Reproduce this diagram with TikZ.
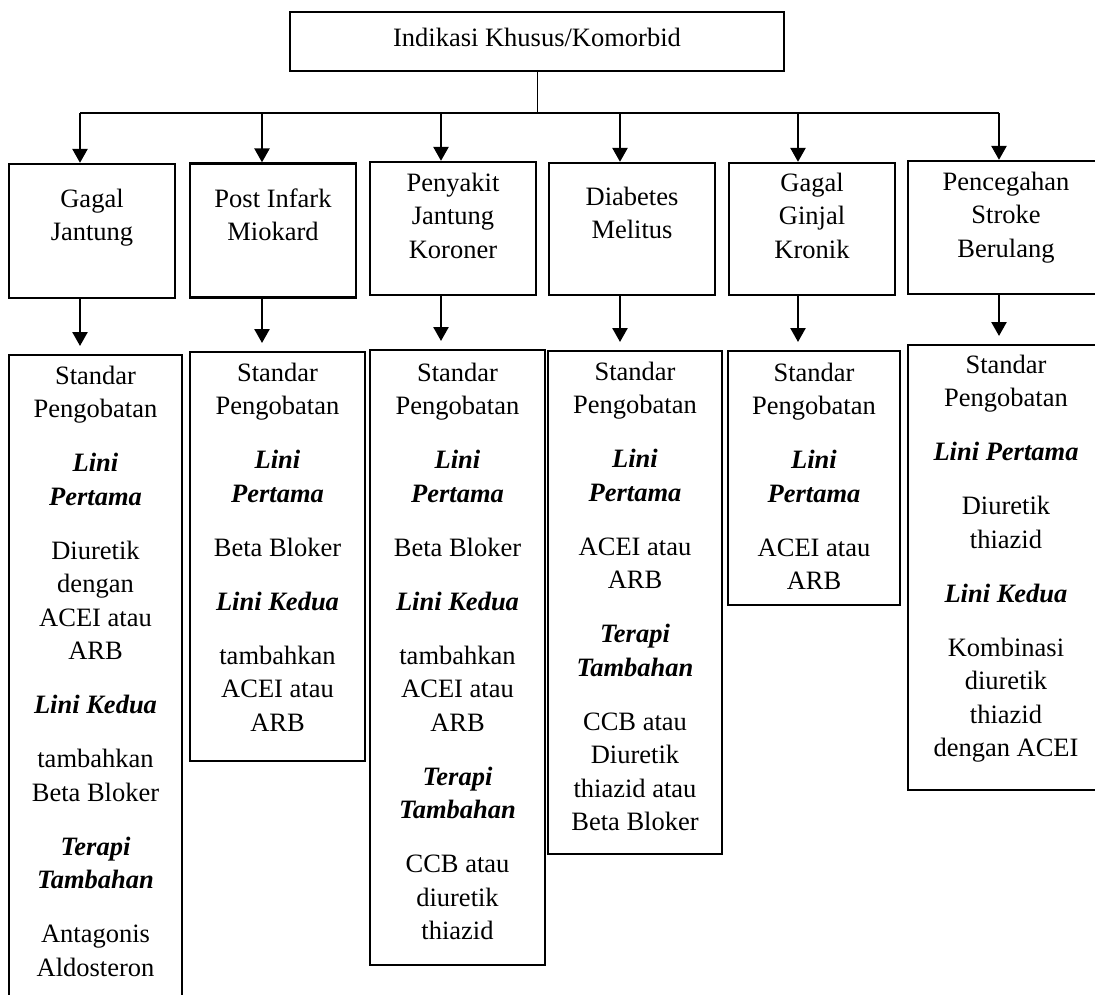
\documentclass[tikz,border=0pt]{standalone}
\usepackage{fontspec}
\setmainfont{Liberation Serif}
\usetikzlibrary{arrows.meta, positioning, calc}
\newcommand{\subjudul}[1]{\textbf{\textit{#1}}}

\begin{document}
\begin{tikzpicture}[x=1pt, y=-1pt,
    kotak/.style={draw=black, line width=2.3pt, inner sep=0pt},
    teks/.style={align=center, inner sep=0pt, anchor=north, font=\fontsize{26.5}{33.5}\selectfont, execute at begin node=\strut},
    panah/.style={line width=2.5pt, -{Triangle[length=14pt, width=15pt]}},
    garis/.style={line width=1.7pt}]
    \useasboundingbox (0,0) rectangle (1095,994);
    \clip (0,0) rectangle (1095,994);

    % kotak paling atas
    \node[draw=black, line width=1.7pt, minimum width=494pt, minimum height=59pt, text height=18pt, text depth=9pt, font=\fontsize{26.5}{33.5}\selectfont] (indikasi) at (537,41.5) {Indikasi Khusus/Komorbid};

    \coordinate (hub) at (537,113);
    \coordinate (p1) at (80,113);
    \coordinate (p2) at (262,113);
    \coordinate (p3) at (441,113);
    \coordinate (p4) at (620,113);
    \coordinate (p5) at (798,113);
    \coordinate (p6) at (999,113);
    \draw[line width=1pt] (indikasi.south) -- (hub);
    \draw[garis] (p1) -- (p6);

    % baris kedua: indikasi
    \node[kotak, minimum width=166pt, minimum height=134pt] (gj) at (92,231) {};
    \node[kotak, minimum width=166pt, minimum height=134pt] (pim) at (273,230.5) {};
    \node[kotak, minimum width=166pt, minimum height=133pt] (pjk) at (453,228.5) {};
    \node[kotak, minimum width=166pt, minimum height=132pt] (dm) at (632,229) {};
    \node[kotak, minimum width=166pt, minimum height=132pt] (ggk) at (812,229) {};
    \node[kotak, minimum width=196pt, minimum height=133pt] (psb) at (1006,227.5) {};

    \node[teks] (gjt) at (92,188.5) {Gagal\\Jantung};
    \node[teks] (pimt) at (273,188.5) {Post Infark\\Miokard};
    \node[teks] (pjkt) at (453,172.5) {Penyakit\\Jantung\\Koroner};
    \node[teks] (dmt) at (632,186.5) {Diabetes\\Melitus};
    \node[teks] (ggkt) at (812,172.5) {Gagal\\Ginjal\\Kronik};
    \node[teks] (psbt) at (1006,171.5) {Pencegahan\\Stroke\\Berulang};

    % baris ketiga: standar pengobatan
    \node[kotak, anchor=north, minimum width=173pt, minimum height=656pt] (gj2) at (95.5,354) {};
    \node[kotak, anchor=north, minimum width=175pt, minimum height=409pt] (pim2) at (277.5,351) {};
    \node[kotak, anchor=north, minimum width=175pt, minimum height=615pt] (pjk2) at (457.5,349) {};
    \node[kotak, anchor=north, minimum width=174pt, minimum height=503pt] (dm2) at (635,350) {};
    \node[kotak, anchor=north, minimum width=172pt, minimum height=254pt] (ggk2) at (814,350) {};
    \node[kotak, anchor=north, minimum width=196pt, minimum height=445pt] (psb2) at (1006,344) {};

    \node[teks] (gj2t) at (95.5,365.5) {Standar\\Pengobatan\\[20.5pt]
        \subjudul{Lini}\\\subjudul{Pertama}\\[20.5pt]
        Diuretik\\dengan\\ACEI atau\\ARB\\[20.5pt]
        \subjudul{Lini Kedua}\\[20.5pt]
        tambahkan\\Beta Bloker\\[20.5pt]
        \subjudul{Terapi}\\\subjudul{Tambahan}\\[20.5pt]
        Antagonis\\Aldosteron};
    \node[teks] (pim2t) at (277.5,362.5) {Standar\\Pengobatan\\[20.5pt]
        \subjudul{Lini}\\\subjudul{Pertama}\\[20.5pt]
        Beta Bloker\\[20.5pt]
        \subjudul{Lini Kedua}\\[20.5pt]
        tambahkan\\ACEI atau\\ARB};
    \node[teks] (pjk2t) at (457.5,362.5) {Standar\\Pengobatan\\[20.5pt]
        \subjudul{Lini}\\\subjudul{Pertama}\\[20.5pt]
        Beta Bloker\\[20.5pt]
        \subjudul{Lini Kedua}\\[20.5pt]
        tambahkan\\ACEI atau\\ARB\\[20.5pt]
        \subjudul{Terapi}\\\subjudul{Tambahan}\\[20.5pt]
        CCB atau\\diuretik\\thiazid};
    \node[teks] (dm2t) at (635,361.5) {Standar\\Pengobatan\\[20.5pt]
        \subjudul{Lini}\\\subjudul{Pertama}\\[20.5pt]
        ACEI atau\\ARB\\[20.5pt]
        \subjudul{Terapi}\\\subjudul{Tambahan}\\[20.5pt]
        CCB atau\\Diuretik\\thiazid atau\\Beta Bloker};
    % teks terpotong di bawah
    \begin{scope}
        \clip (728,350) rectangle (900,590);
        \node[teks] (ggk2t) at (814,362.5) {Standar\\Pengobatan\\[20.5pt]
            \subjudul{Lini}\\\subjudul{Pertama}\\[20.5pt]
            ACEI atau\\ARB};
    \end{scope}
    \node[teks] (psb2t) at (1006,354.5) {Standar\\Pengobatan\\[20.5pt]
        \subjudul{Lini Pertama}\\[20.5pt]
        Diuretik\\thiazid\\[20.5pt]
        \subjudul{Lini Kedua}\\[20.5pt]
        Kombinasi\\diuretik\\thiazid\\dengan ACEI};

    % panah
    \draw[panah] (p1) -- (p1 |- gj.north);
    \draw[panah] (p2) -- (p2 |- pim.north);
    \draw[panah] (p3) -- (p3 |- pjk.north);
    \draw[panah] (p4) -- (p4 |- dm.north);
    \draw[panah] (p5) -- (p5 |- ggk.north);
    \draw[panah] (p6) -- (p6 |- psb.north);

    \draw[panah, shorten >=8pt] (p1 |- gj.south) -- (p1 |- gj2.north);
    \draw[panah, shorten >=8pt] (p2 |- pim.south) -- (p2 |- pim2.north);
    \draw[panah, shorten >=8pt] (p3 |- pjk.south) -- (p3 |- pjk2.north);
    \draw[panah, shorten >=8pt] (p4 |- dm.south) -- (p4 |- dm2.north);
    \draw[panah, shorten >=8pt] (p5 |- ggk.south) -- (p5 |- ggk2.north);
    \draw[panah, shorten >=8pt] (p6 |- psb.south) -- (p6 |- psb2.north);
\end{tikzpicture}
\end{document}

* **Request**
Output the data exactly. Pictures don't belong in the result.

* **Finished answer**
Reproduce this diagram with TikZ.
\documentclass[tikz,border=0pt]{standalone}
\usepackage{fontspec}
\setmainfont{Liberation Serif}
\usetikzlibrary{arrows.meta, positioning, calc}
\newcommand{\subjudul}[1]{\textbf{\textit{#1}}}

\begin{document}
\begin{tikzpicture}[x=1pt, y=-1pt,
    kotak/.style={draw=black, line width=2.3pt, inner sep=0pt},
    teks/.style={align=center, inner sep=0pt, anchor=north, font=\fontsize{26.5}{33.5}\selectfont, execute at begin node=\strut},
    panah/.style={line width=2.5pt, -{Triangle[length=14pt, width=15pt]}},
    garis/.style={line width=1.7pt}]
    \useasboundingbox (0,0) rectangle (1095,994);
    \clip (0,0) rectangle (1095,994);

    % kotak paling atas
    \node[draw=black, line width=1.7pt, minimum width=494pt, minimum height=59pt, text height=18pt, text depth=9pt, font=\fontsize{26.5}{33.5}\selectfont] (indikasi) at (537,41.5) {Indikasi Khusus/Komorbid};

    \coordinate (hub) at (537,113);
    \coordinate (p1) at (80,113);
    \coordinate (p2) at (262,113);
    \coordinate (p3) at (441,113);
    \coordinate (p4) at (620,113);
    \coordinate (p5) at (798,113);
    \coordinate (p6) at (999,113);
    \draw[line width=1pt] (indikasi.south) -- (hub);
    \draw[garis] (p1) -- (p6);

    % baris kedua: indikasi
    \node[kotak, minimum width=166pt, minimum height=134pt] (gj) at (92,231) {};
    \node[kotak, minimum width=166pt, minimum height=134pt] (pim) at (273,230.5) {};
    \node[kotak, minimum width=166pt, minimum height=133pt] (pjk) at (453,228.5) {};
    \node[kotak, minimum width=166pt, minimum height=132pt] (dm) at (632,229) {};
    \node[kotak, minimum width=166pt, minimum height=132pt] (ggk) at (812,229) {};
    \node[kotak, minimum width=196pt, minimum height=133pt] (psb) at (1006,227.5) {};

    \node[teks] (gjt) at (92,188.5) {Gagal\\Jantung};
    \node[teks] (pimt) at (273,188.5) {Post Infark\\Miokard};
    \node[teks] (pjkt) at (453,172.5) {Penyakit\\Jantung\\Koroner};
    \node[teks] (dmt) at (632,186.5) {Diabetes\\Melitus};
    \node[teks] (ggkt) at (812,172.5) {Gagal\\Ginjal\\Kronik};
    \node[teks] (psbt) at (1006,171.5) {Pencegahan\\Stroke\\Berulang};

    % baris ketiga: standar pengobatan
    \node[kotak, anchor=north, minimum width=173pt, minimum height=656pt] (gj2) at (95.5,354) {};
    \node[kotak, anchor=north, minimum width=175pt, minimum height=409pt] (pim2) at (277.5,351) {};
    \node[kotak, anchor=north, minimum width=175pt, minimum height=615pt] (pjk2) at (457.5,349) {};
    \node[kotak, anchor=north, minimum width=174pt, minimum height=503pt] (dm2) at (635,350) {};
    \node[kotak, anchor=north, minimum width=172pt, minimum height=254pt] (ggk2) at (814,350) {};
    \node[kotak, anchor=north, minimum width=196pt, minimum height=445pt] (psb2) at (1006,344) {};

    \node[teks] (gj2t) at (95.5,365.5) {Standar\\Pengobatan\\[20.5pt]
        \subjudul{Lini}\\\subjudul{Pertama}\\[20.5pt]
        Diuretik\\dengan\\ACEI atau\\ARB\\[20.5pt]
        \subjudul{Lini Kedua}\\[20.5pt]
        tambahkan\\Beta Bloker\\[20.5pt]
        \subjudul{Terapi}\\\subjudul{Tambahan}\\[20.5pt]
        Antagonis\\Aldosteron};
    \node[teks] (pim2t) at (277.5,362.5) {Standar\\Pengobatan\\[20.5pt]
        \subjudul{Lini}\\\subjudul{Pertama}\\[20.5pt]
        Beta Bloker\\[20.5pt]
        \subjudul{Lini Kedua}\\[20.5pt]
        tambahkan\\ACEI atau\\ARB};
    \node[teks] (pjk2t) at (457.5,362.5) {Standar\\Pengobatan\\[20.5pt]
        \subjudul{Lini}\\\subjudul{Pertama}\\[20.5pt]
        Beta Bloker\\[20.5pt]
        \subjudul{Lini Kedua}\\[20.5pt]
        tambahkan\\ACEI atau\\ARB\\[20.5pt]
        \subjudul{Terapi}\\\subjudul{Tambahan}\\[20.5pt]
        CCB atau\\diuretik\\thiazid};
    \node[teks] (dm2t) at (635,361.5) {Standar\\Pengobatan\\[20.5pt]
        \subjudul{Lini}\\\subjudul{Pertama}\\[20.5pt]
        ACEI atau\\ARB\\[20.5pt]
        \subjudul{Terapi}\\\subjudul{Tambahan}\\[20.5pt]
        CCB atau\\Diuretik\\thiazid atau\\Beta Bloker};
    % teks terpotong di bawah
    \begin{scope}
        \clip (728,350) rectangle (900,590);
        \node[teks] (ggk2t) at (814,362.5) {Standar\\Pengobatan\\[20.5pt]
            \subjudul{Lini}\\\subjudul{Pertama}\\[20.5pt]
            ACEI atau\\ARB};
    \end{scope}
    \node[teks] (psb2t) at (1006,354.5) {Standar\\Pengobatan\\[20.5pt]
        \subjudul{Lini Pertama}\\[20.5pt]
        Diuretik\\thiazid\\[20.5pt]
        \subjudul{Lini Kedua}\\[20.5pt]
        Kombinasi\\diuretik\\thiazid\\dengan ACEI};

    % panah
    \draw[panah] (p1) -- (p1 |- gj.north);
    \draw[panah] (p2) -- (p2 |- pim.north);
    \draw[panah] (p3) -- (p3 |- pjk.north);
    \draw[panah] (p4) -- (p4 |- dm.north);
    \draw[panah] (p5) -- (p5 |- ggk.north);
    \draw[panah] (p6) -- (p6 |- psb.north);

    \draw[panah, shorten >=8pt] (p1 |- gj.south) -- (p1 |- gj2.north);
    \draw[panah, shorten >=8pt] (p2 |- pim.south) -- (p2 |- pim2.north);
    \draw[panah, shorten >=8pt] (p3 |- pjk.south) -- (p3 |- pjk2.north);
    \draw[panah, shorten >=8pt] (p4 |- dm.south) -- (p4 |- dm2.north);
    \draw[panah, shorten >=8pt] (p5 |- ggk.south) -- (p5 |- ggk2.north);
    \draw[panah, shorten >=8pt] (p6 |- psb.south) -- (p6 |- psb2.north);
\end{tikzpicture}
\end{document}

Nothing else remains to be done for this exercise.